Making reference to Section 53 of the National Pensions Act, 2008 (Act 766), Mr Mashud suggested that an external actuarial valuation of the SSNIT scheme be carried out every three years.

He said the last two actuarial valuation exercises carried out in 2014 and 2017 by the International Labour Organisation (ILO) and the Actuarial Department of SSNIT indicated that the scheme was facing medium- to long-term sustainability danger.

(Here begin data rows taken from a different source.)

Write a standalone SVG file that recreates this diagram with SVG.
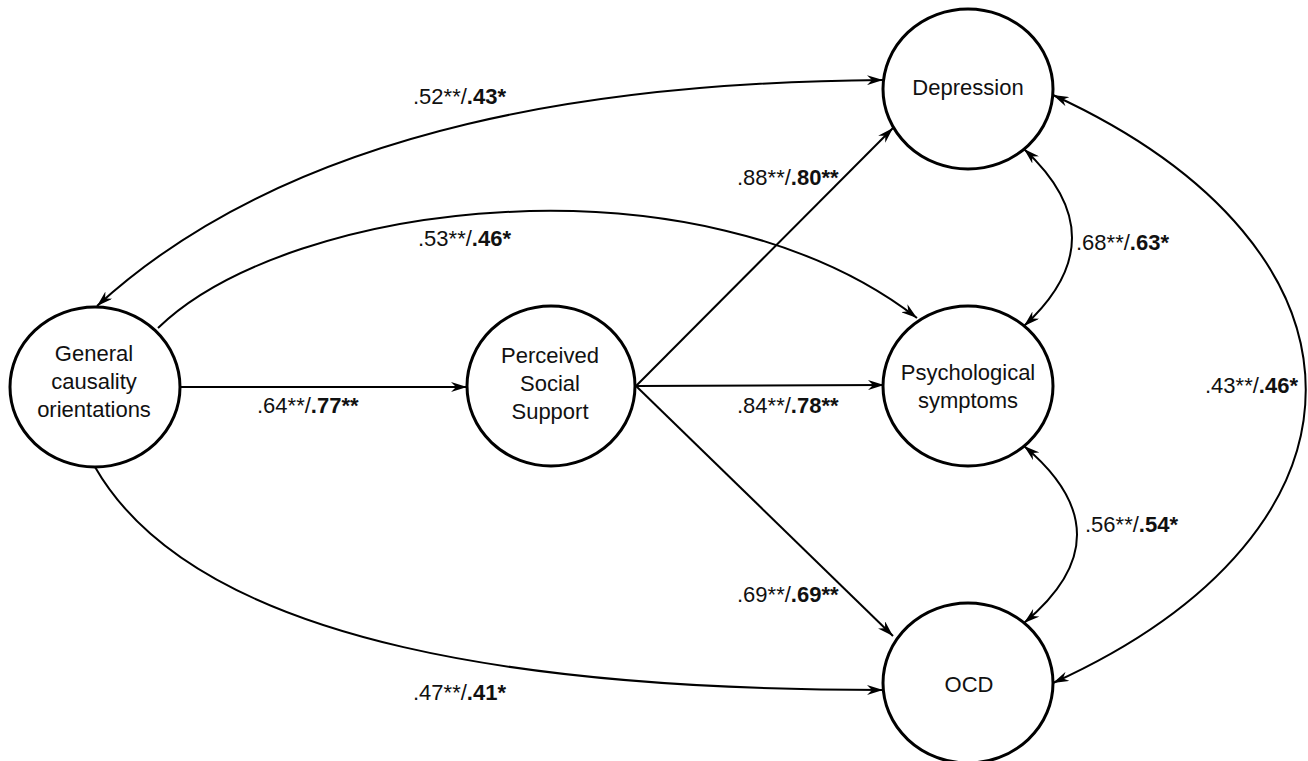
<svg xmlns="http://www.w3.org/2000/svg" width="1308" height="761" viewBox="0 0 1308 761">
<style>
.node{fill:#fff;stroke:#000;stroke-width:3}
.t{font-family:"Liberation Sans",Arial,sans-serif;font-size:22px;fill:#111;text-anchor:middle}
.l{font-family:"Liberation Sans",Arial,sans-serif;font-size:22px;fill:#111}
.b{font-weight:bold}
.c{fill:none;stroke:#000;stroke-width:2}
</style>
<defs>
<marker id="ah" viewBox="0 0 16 10" refX="16" refY="5" markerWidth="16" markerHeight="10" markerUnits="userSpaceOnUse" orient="auto-start-reverse">
<path d="M0,0 L16,5 L0,10 L5,5 z" fill="#000"/>
</marker>
</defs>
<rect width="1308" height="761" fill="#fff"/>
<g id="connectors">
<path class="c" d="M883,80 C620,82 300,120 97,306" marker-start="url(#ah)" marker-end="url(#ah)"/>
<path class="c" d="M158,328 C290,200 700,150 917,318" marker-end="url(#ah)"/>
<path class="c" d="M95,467 C200,650 550,690 883,690" marker-end="url(#ah)"/>
<path class="c" d="M181,387 L467,387" marker-end="url(#ah)"/>
<path class="c" d="M636,386 L893,128" marker-end="url(#ah)"/>
<path class="c" d="M636,386 L884,385" marker-end="url(#ah)"/>
<path class="c" d="M636,386 L893,636" marker-end="url(#ah)"/>
<path class="c" d="M1024,149 Q1120,238 1024,326" marker-start="url(#ah)" marker-end="url(#ah)"/>
<path class="c" d="M1024,446 Q1130,535 1024,623" marker-start="url(#ah)" marker-end="url(#ah)"/>
<path class="c" d="M1053,95 C1390,250 1390,530 1053,683" marker-start="url(#ah)" marker-end="url(#ah)"/>
</g>
<g id="labels">
<text class="l" x="413" y="104">.52**/<tspan class="b">.43*</tspan></text>
<text class="l" x="418" y="246">.53**/<tspan class="b">.46*</tspan></text>
<text class="l" x="737" y="185">.88**/<tspan class="b">.80**</tspan></text>
<text class="l" x="257" y="413">.64**/<tspan class="b">.77**</tspan></text>
<text class="l" x="737" y="413">.84**/<tspan class="b">.78**</tspan></text>
<text class="l" x="737" y="602">.69**/<tspan class="b">.69**</tspan></text>
<text class="l" x="413" y="700">.47**/<tspan class="b">.41*</tspan></text>
<text class="l" x="1076" y="250">.68**/<tspan class="b">.63*</tspan></text>
<text class="l" x="1085" y="532">.56**/<tspan class="b">.54*</tspan></text>
<text class="l" x="1205" y="393">.43**/<tspan class="b">.46*</tspan></text>
</g>
<g id="gco">
<ellipse class="node" cx="95" cy="387" rx="85" ry="80"/>
<text class="t" x="94" y="361">General</text>
<text class="t" x="94" y="389">causality</text>
<text class="t" x="94" y="417">orientations</text>
</g>
<g id="pss">
<ellipse class="node" cx="551" cy="386" rx="84" ry="80"/>
<text class="t" x="550" y="363">Perceived</text>
<text class="t" x="550" y="391">Social</text>
<text class="t" x="550" y="419">Support</text>
</g>
<g id="depression">
<ellipse class="node" cx="968" cy="89" rx="85" ry="80"/>
<text class="t" x="968" y="95">Depression</text>
</g>
<g id="psych">
<ellipse class="node" cx="968" cy="386" rx="85" ry="80"/>
<text class="t" x="968" y="380">Psychological</text>
<text class="t" x="968" y="408">symptoms</text>
</g>
<g id="ocd">
<ellipse class="node" cx="968" cy="683" rx="85" ry="80"/>
<text class="t" x="969" y="692">OCD</text>
</g>
</svg>
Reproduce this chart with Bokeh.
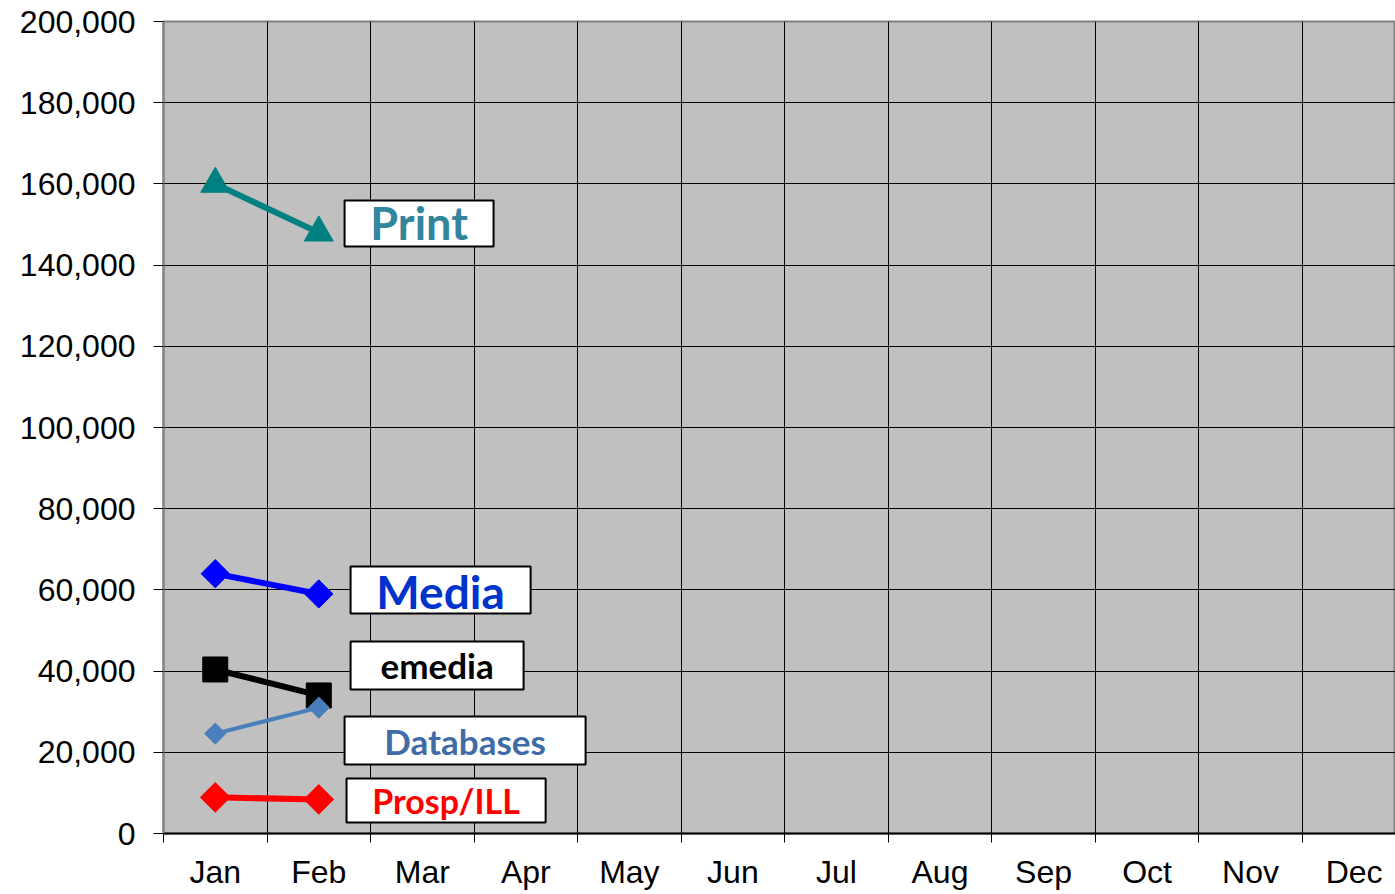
import math
from bokeh.plotting import figure
from bokeh.models import (Range1d, FixedTicker, NumeralTickFormatter, Label, BoxAnnotation)
from bokeh.embed import file_html
from bokeh.resources import INLINE

months = ["Jan", "Feb", "Mar", "Apr", "May", "Jun", "Jul", "Aug", "Sep", "Oct", "Nov", "Dec"]
data_months = ["Jan", "Feb"]
print_vals = [160000, 148000]
media_vals = [64000, 59000]
emedia_vals = [40400, 34000]
db_vals = [24600, 31000]
prosp_vals = [8900, 8400]
y_ticks = list(range(0, 200001, 20000))

xs = [months.index(m) + 0.5 for m in data_months]

p = figure(width=1395, height=894, output_backend="svg", toolbar_location=None,
           x_range=Range1d(0, 11.9), y_range=Range1d(0, 200000),
           min_border_left=163, min_border_right=0, min_border_top=21, min_border_bottom=61)
p.background_fill_color = "#C0C0C0"
p.border_fill_color = "white"
p.outline_line_color = "#808080"
p.outline_line_width = 2

# y axis
p.yaxis.ticker = FixedTicker(ticks=y_ticks)
p.yaxis.formatter = NumeralTickFormatter(format="0,0")
p.yaxis.major_label_text_font = "Liberation Sans"
p.yaxis.major_label_text_font_size = "32px"
p.yaxis.major_label_text_color = "black"
p.yaxis.major_tick_out = 10
p.yaxis.major_tick_in = 0
p.yaxis.major_tick_line_color = "black"
p.yaxis.minor_tick_line_color = None
p.yaxis.axis_line_color = "#808080"
p.yaxis.axis_line_width = 2
p.yaxis.major_label_standoff = 18

# x axis
centers = [i + 0.5 for i in range(len(months))]
bounds = list(range(len(months) + 1))
p.xaxis.ticker = FixedTicker(ticks=centers, minor_ticks=bounds)
p.xaxis.major_label_overrides = {c: m for c, m in zip(centers, months)}
p.xaxis.major_label_text_font = "Liberation Sans"
p.xaxis.major_label_text_font_size = "32px"
p.xaxis.major_label_text_color = "black"
p.xaxis.major_tick_line_color = None
p.xaxis.major_tick_out = 9
p.xaxis.minor_tick_out = 9
p.xaxis.minor_tick_in = 0
p.xaxis.minor_tick_line_color = "black"
p.xaxis.axis_line_color = "black"
p.xaxis.axis_line_width = 2
p.xaxis.major_label_standoff = 11

# grid
p.xgrid.ticker = FixedTicker(ticks=bounds[1:-1])
p.xgrid.grid_line_color = "black"
p.xgrid.grid_line_width = 1
p.ygrid.ticker = FixedTicker(ticks=y_ticks)
p.ygrid.grid_line_color = "black"
p.ygrid.grid_line_width = 1

# series
p.line(xs, print_vals, line_color="#008080", line_width=6)
p.scatter(xs, print_vals, marker="triangle", size=29, fill_color="#008080", line_color="#008080")

p.line(xs, media_vals, line_color="#0000FF", line_width=6)
p.scatter(xs, media_vals, marker="square", angle=math.pi / 4, size=20, fill_color="#0000FF", line_color="#0000FF")

p.line(xs, emedia_vals, line_color="black", line_width=6)
p.scatter(xs, emedia_vals, marker="square", size=25, fill_color="black", line_color="black")

p.line(xs, db_vals, line_color="#4A7EBB", line_width=4)
p.scatter(xs, db_vals, marker="square", angle=math.pi / 4, size=15, fill_color="#4A7EBB", line_color="#4A7EBB")

p.line(xs, prosp_vals, line_color="#FF0000", line_width=6)
p.scatter(xs, prosp_vals, marker="square", angle=math.pi / 4, size=21, fill_color="#FF0000", line_color="#FF0000")

# labels (boxes + text)
labels = [
    ("Print", "#31859C", "45px", (1.749, 3.188, 144600, 155900), (2.469, 150300)),
    ("Media", "#0033CC", "46px", (1.807, 3.546, 54200, 65760), (2.676, 59700)),
    ("emedia", "black", "35px", (1.807, 3.478, 35470, 47290), (2.643, 41500)),
    ("Databases", "#3F6CA6", "35px", (1.749, 4.077, 17000, 28820), (2.913, 22900)),
    ("Prosp/ILL", "#FF0000", "34px", (1.768, 3.691, 2710, 13550), (2.729, 8100)),
]
for text, color, fs, (l, r, b, t), (cx, cy) in labels:
    p.add_layout(BoxAnnotation(left=l, right=r, bottom=b, top=t, fill_color="white", fill_alpha=1.0,
                               line_color="black", line_alpha=1.0, line_width=2, level="annotation"))
    p.add_layout(Label(x=cx, y=cy, text=text, text_color=color, text_font="Lato", text_font_style="bold",
                       text_font_size=fs, text_align="center", text_baseline="middle"))

open("out.html", "w").write(file_html(p, INLINE))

“The 2014 assessment did not only certify that the current assets of the SSNIT scheme, together with future contributions, will not be sufficient to pay all future benefits and administrative and operational expenses over the projection period, but it also projected that the fund reserves were set to deplete in 2042,” he said.

Addressing imbalance

Mr Mashud said it was based on the analysis of the two actuarial valuation reports that his outfit was making the proposals to Parliament, policy makers and all stakeholders of the scheme to take the necessary steps to address the imbalance in social security finances through parametric and legislative reforms to sustain the full payment of benefits on a timely basis to current and future beneficiaries.

 
He noted that the factors that had affected the scheme, based on the actuarial opinion, were economic and demographic, over which there was no control, while poor investment outcomes, high government indebtedness to the trust and high administrative and operational cost could be addressed.

Retirement age

Mr Mashud said the actuarial report also proposed an increase in the retirement age from 60 to 62 over a 12-year period, starting from 2025 to 2037, to have a positive impact on the financial sustainability of the scheme.

“The ACRR is, however, of the opinion that considering SSNIT pensioners' post-retirement mortality pattern, increasing the retirement age by two years will result in more members dying in service,” he said.

To address the solvency concerns of the SSNIT scheme, he called on Parliament and other relevant stakeholders to examine the recommendations in the actuarial reports and commence discussions to address the financing shortfalls of the scheme.

Rising cost

The Chairman of the National Pensioners Association (NPA), Mr Sesi Seth Ametefe, said the cost of pensions was rising all over the world due to changes in demographic and economic factors, including rapidly ageing populations.

Therefore, he said, the NPA wanted policy makers to begin to consider the various proposals on pension reforms to improve the long-term sustainability of the SSNIT scheme.

Mr Ametefe commended the current SSNIT administration for the pensioners payroll clean-up exercise that had improved the mismatch that existed between the scheme's assets and its liabilities.

Nevertheless, he cautioned that it was not enough for SSNIT to simply deactivate members of the NPA from the payroll but to go a step further to confirm the state of life of the affected members.

He noted that recent reports indicated that out of the 41,508 pensioners deactivated, only 17,175 returned to the payroll.

“That appeared to suggest that over 18 per cent of deactivated members who existed on the payroll are dead,” he added.

The statistics, he said, were alarming and called on SSNIT to, one way or another, confirm the state of life of pensioners.

Disability status

A board member of the ACRR, Ms Mawunyo Yakor-Dagbah, who is also the President of the Ghana Federation of Disability Organisations, called on SSNIT to include the disability status and type of disability in their member registration process.

That, she said, would facilitate the federation's drive to build disaggregated data on persons with disabilities, adding that SSNIT could be a reliable source of data for effective policy formulation and programmes for people with disabilities as the country moved to attain social and economic inclusion in all facets of human existence.